Kate’s off at work, each evening a chip closer to retirement.  I’m about to head on the treadmill for a late work out.  Watching Ghost Writer now.  Pretty good.

Harvest Moon, For Me and My Gal

Fall                                               Full Harvest Moon

What a great moon in the southern sky.  As I drove back from St. Paul, after sheepshead, the night had grown chill.

On the way in the full harvest moon hung high in the east behind a scrim of cirrus clouds, casting a pale circle, surrounding itself in a nimbus of moonlight.  On the east, the full harvest moon, and on the west, the skyline of downtown against the late twilight sky.  Skylines have their own beauty, a fragile outline in light of daytime sturdy buildings.

We had a sixth tonight at sheepshead, a friend of Roy’s in from Appleton, Wisconsin.  The dealer sat out and we played our usual five man game.  Dick Rice came away the big winner.

Weekend Delights

Fall                            Waxing Harvest Moon

Ah, the weekend.  It came just in time for me this week.  Much to do and now some calm, free time in which to do it.

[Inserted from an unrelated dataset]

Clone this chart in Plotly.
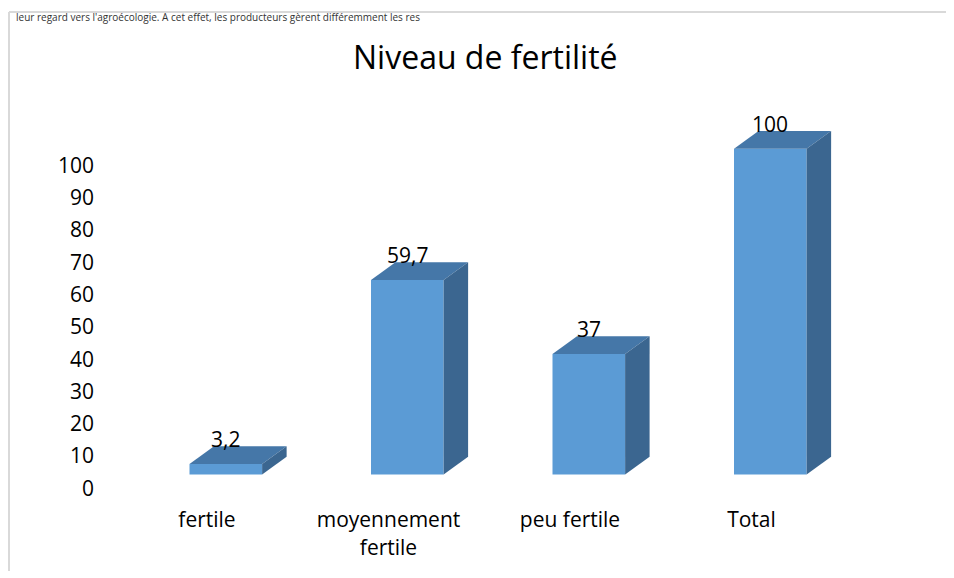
import plotly.graph_objects as go

# ---- data ----
categories = ["fertile", "moyennement<br>fertile", "peu fertile", "Total"]
values = [3.2, 59.7, 37, 100]
value_labels = ["3,2", "59,7", "37", "100"]
y_ticks = [0, 10, 20, 30, 40, 50, 60, 70, 80, 90, 100]
title_text = "Niveau de fertilité"
doc_text = "leur regard vers l'agroécologie. A cet effet, les producteurs gèrent différemment les res"

# ---- style / geometry ----
OFF = 8                                   # page body margin
W, H = 954 - OFF, 578 - OFF
FONT = "Open Sans"
FRONT = "#5b9bd5"
TOP = "#4577a8"
SIDE = "#3b6690"
L, R, T, B = 100, 940, 20, 500          # plot domain in screen pixels
CAT_STEP = 181.5                         # px per category
LABEL_X0 = 207                           # px of first category label
BAR_X0 = 225.8                           # px of first bar centre
LAB_Y0, LAB_SCALE = 496, 3.28            # tick label axis: px of 0, px per unit
BAR_Y0, BAR_SCALE = 482, 3.31            # bar axis: px of 0, px per unit
BAR_W = 0.4
DX_PX, DY_PX = 24.5, 18                  # 3D depth in pixels

dx = DX_PX / CAT_STEP
dy = DY_PX / BAR_SCALE

def px_x(p):
    return (p - OFF) / W

def px_y(p):
    return 1 - (p - OFF) / H

xdom = [px_x(L), px_x(R)]
ydom = [px_y(B), px_y(T)]

fig = go.Figure()

x_idx = list(range(len(categories)))

# front faces
fig.add_trace(go.Bar(
    x=x_idx, y=values, width=BAR_W, marker=dict(color=FRONT, line=dict(width=0)),
    xaxis="x2", yaxis="y2", hoverinfo="skip", showlegend=False,
))

# top and side faces
for i, v in zip(x_idx, values):
    xl, xr = i - BAR_W / 2, i + BAR_W / 2
    fig.add_trace(go.Scatter(
        x=[xl, xl + dx, xr + dx, xr, xl], y=[v, v + dy, v + dy, v, v],
        fill="toself", fillcolor=TOP, mode="lines", line=dict(width=0, color=TOP),
        xaxis="x2", yaxis="y2", hoverinfo="skip", showlegend=False,
    ))
    fig.add_trace(go.Scatter(
        x=[xr, xr + dx, xr + dx, xr, xr], y=[0, dy, v + dy, v, 0],
        fill="toself", fillcolor=SIDE, mode="lines", line=dict(width=0, color=SIDE),
        xaxis="x2", yaxis="y2", hoverinfo="skip", showlegend=False,
    ))

# invisible trace for label axes
fig.add_trace(go.Scatter(x=x_idx, y=[0] * len(x_idx), mode="markers",
                         marker=dict(opacity=0), hoverinfo="skip", showlegend=False))

annotations = []
for i, v, t in zip(x_idx, values, value_labels):
    annotations.append(dict(
        x=i, y=v + dy, xref="x2", yref="y2", text=t, showarrow=False,
        yanchor="middle", yshift=7, font=dict(family=FONT, size=21, color="#000000"),
    ))

annotations.append(dict(
    x=px_x(486), y=px_y(57), xref="paper", yref="paper", text=title_text, showarrow=False,
    xanchor="center", yanchor="middle", font=dict(family=FONT, size=32, color="#000000"),
))
annotations.append(dict(
    x=px_x(14), y=px_y(17), xref="paper", yref="paper", text=doc_text, showarrow=False,
    xanchor="left", yanchor="middle", font=dict(family=FONT, size=10, color="#333333"),
))

fig.update_layout(
    width=W, height=H,
    margin=dict(l=0, r=0, t=0, b=0, pad=0),
    paper_bgcolor="white", plot_bgcolor="white",
    showlegend=False,
    xaxis=dict(
        domain=xdom,
        range=[(L - LABEL_X0) / CAT_STEP, (R - LABEL_X0) / CAT_STEP],
        tickvals=x_idx, ticktext=categories, showgrid=False, zeroline=False,
        showline=False, ticks="", tickfont=dict(family=FONT, size=21, color="#000000"),
        ticklabelstandoff=13, fixedrange=True,
    ),
    yaxis=dict(
        domain=ydom,
        range=[(LAB_Y0 - B) / LAB_SCALE, (LAB_Y0 - T) / LAB_SCALE],
        tickvals=y_ticks, showgrid=False, zeroline=False, showline=False, ticks="",
        tickfont=dict(family=FONT, size=21, color="#000000"), ticklabelstandoff=5,
        fixedrange=True,
    ),
    xaxis2=dict(
        overlaying="x",
        range=[(L - BAR_X0) / CAT_STEP, (R - BAR_X0) / CAT_STEP],
        visible=False, fixedrange=True,
    ),
    yaxis2=dict(
        overlaying="y",
        range=[(BAR_Y0 - B) / BAR_SCALE, (BAR_Y0 - T) / BAR_SCALE],
        visible=False, fixedrange=True,
    ),
    annotations=annotations,
    shapes=[
        dict(type="line", xref="paper", yref="paper", x0=px_x(9), x1=px_x(9), y0=px_y(12), y1=px_y(580),
             line=dict(color="#d9d9d9", width=2)),
        dict(type="line", xref="paper", yref="paper", x0=px_x(9), x1=px_x(960), y0=px_y(12), y1=px_y(12),
             line=dict(color="#d9d9d9", width=2)),
    ],
)

fig.write_html("out.html")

Ray, the Andover senior who mows our yard, raked leaves on Thursday, so I have bags o’ mulch sitting on the patio.  It’s way better than seed-filled hay.  Wish I could find some marsh hay, but the leaves will work well, too.

Bulbs today.  Kate and I plan to discuss bulb placement, then I’m going to go to work.  Also this weekend, writing the future of liberal thought, or Liberalism:  III.  Lots of ideas swirling around, gonna have to corral’em and find homes for them in a structure that makes some kind of sense.  Looking forward to that.

Writing always pulls me in, usually makes me happy.